Junior Faith Johnson swept the women’s sprint events. She swam a 22.78 in the 50 free, which beat out a 2-3 from Sarah Hitchens (22.96) and Hannah Lincoln (23.26).
After the diving break, Johnson took another tight win, swimming a 50.16. The Tar Heels again were hot on her heels, though this time it was Lauren Earp (50.28) and Ally Hardesty (50.37). The three were in a dead-heat for the entire race, with Johnson making her mark in the last 25 yards.
The men’s meet was a much tighter affair, and in the Volunteers actually started with a win in the medley relay: another very tight battle. There was a timing malfunction, so splits didn’t come through in official results, but Tennessee swam a 1:28.50 to UNC’s 1:28.61.
North Carolina anchor Logan Heck split a 19.89 to close in a runner-up effort.
Next up, North Carolina freshman Henry Campbell won his first intercollegiate race in his first intercollegiate meet with a 9:16.17. That beat out teammate Eugene Tee (9:17.61) and Tennessee National Teamer David Heron (9:19.34).

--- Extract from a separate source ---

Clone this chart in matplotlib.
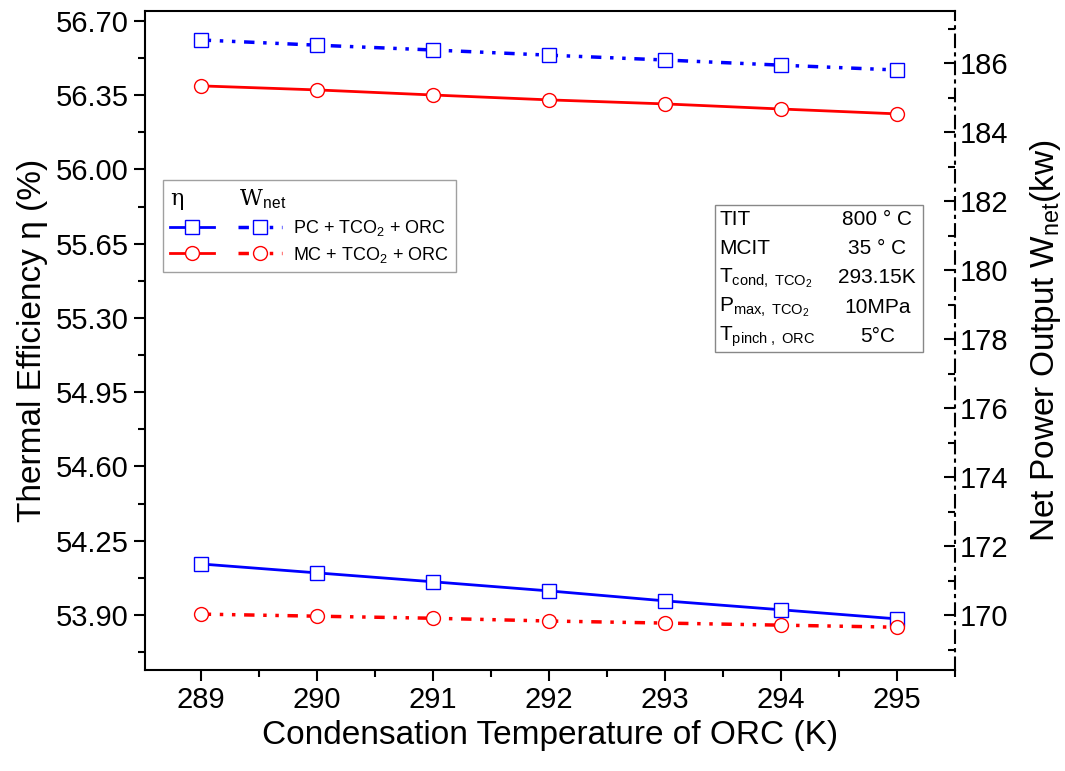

The next race saw another freshman on top, with the victory this time going to Tennessee rookie Sam McHugh in the 200 free. McHugh swam a 1:39.32 as part of a Volunteer 1-2-3, along with Tristan Slater (1:40.19) and Evan Pinion (1:40.89).
McHugh Laos won the 200 IM later in the meet in 1:50.05.
Other freshman winners included Tennessee’s Peter John Stevens, who won the 100 breaststroke in 55.08.
Tennessee got two more wins from junior Sean Lehane, who swept the backstrokes in 48.23 and 1:44.37, respectively.
While the Volunteers picked up a lot of wins, two years into their rebuilding process, they still didn’t have the depth to fight off UNC.
Logan Heck swept the sprint races for North Carolina. In the 50, he swam a 20.39, with teammate Sam Lewis just behind in 20.42. Heck won again in the 100 free, swimming 44.78. He got out to a great lead and was able to inch away from Tennessee’s Troy Tillman (45.55) for a relatively comfortable win.
Maybe the most impressive swim of the day on the men’s side was Ben Colley in the 200 fly. He swam a 1:45.67 to top McHugh (1:47.37) in the 200 fly by almost two seconds. That’s the fastest time in the country this year and is five seconds faster than the time he swam in his first meet last season. He’s blossoming into the next leg of the great North Carolina 200 fly tradition.
In his second individual swim of the meet, Colley doubled up with a win in the 100 fly in 47.54. North Carolina took the top four spots in that race, though only three were eligible to score.
Tennessee will swim next at their orange and white intrasquad on Thursday, October 16th. North Carolina will face another SEC opponent next Friday, when they welcome in Georgia, before starting their conference lineup on October 25th against defending conference champions Virginia Tech.